At the sink, she splashed water onto her face and smoothed her hair in the mirror, wondering what the other present assassin was doing. She had her answer when she emerged, greeted by the sight of Barton sitting at a table in the center of the ship.
Natalia approached and dropped the medical kit beside the man's mess of wires, tools, metal, and... yes, explosives. She pulled back a stool to sit. It scraped against the floor, yet he didn't glance up from his work at the sound. Two tweezers instructed by skilled hands twisted two open ended copper wires together.
Barton cracked his focus long enough to ask, "Have you ever built a bomb before?"
"A couple of times."
Satisfied with his wiring, Clint dropped the tweezers to push some equipment to Natalia's side of the table. "We'll be landing soon," he explained. "I was hoping to make four, but we may only have time to make two."
Natalia nodded. They worked in silence, both singularly focused on the task at hand where one wrong move could blow them out of the sky.
"Are you sure you want to go through with this?"
Natalia's head snapped up at the sudden inquiry. Barton was looking at her, his hands stilled.
"Of course." She dipped her head again, signaling the end of the topic.
She quickly learned Barton was just as stubborn as her.
"There will be girls in there, some the same age as you when you started. All of them are victims just as you were."
"Are you trying to talk me out of this, Barton?" she growled. "I know what I'm doing."
"You don't view them as sisters?" No. The only one she could view as a sister was taken from her. She could be dead for all she knew. "Comrades at least? Any kind of attachment at all?"
"They didn't train us as sisters-in-arms," she spat just to get him to shut up. "We were trained as competitors. We were forced to kill each other to stay in the program. Only the strongest survived to become Widows."
"I'm not asking to be nosy." Clint's voice was soft. "You have a right to privacy–" that's the first time she's heard that one– "but I need to know if you're up for this. We are but two assassins in an academy full of the most dangerous women in the world. Once we're in, there's only two ways this plays out: they die or we die."
"I need to know if I can trust you" hung in the air unsaid because they both knew they couldn't trust each other.
"What about you?" asked Natalia after a prolonged silence. "You claim S.H.I.E.L.D. are the good guys. How do you feel about killing girls who were forced to become assassins?"
The archer paused in his bomb-making, his tanned face thoughtful. "Not great, to be honest. I'm not the most moral man—God knows my hands are drenched in blood—but I do have a code. Killing kids is a strict line I draw." Hope flickered in his eyes as they met her own. "How far gone do you think they are?"
Innocent, Natalia wanted to tell him. Memories of her countless kills before she even turned eighteen and graduated from the program flashed in her mind like a speeding slideshow.
"There are no children, only trained killers."
Even as she spoke, Natalia caught the defiance in his expression; the refusal to believe her words.
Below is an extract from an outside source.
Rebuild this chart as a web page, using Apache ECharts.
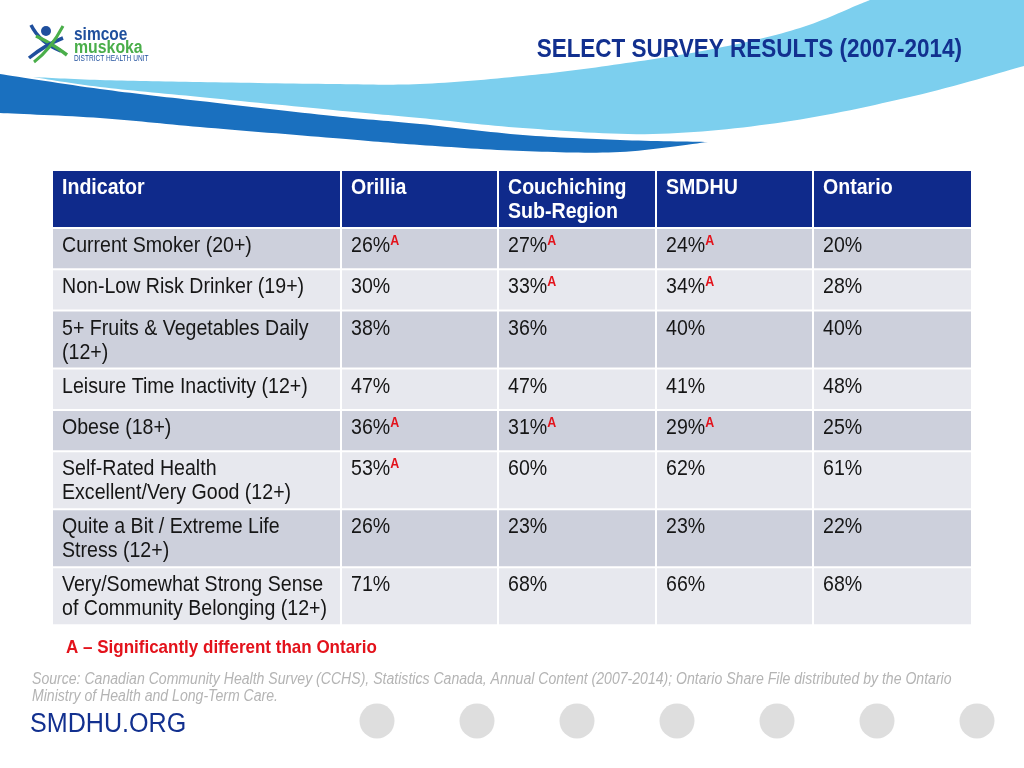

No assassin was good, and yet here was a man before her willing to kill yet unwilling to compromise his morals.
Clint lowered his head and snapped the final pieces together, completing the bomb. "Save who we can," he muttered, "deal with the rest."
Because "kill the rest" sounded too dark even for her in these circumstances, Natalia nodded in agreement.
A gentle beep followed by a flashing light interrupted the moment of determination. Hawkeye left his station to drop into the pilot's chair. He flipped a switch, returning the controls to manual.
"We're here," he announced grimly as he guided the Quinjet to the ground.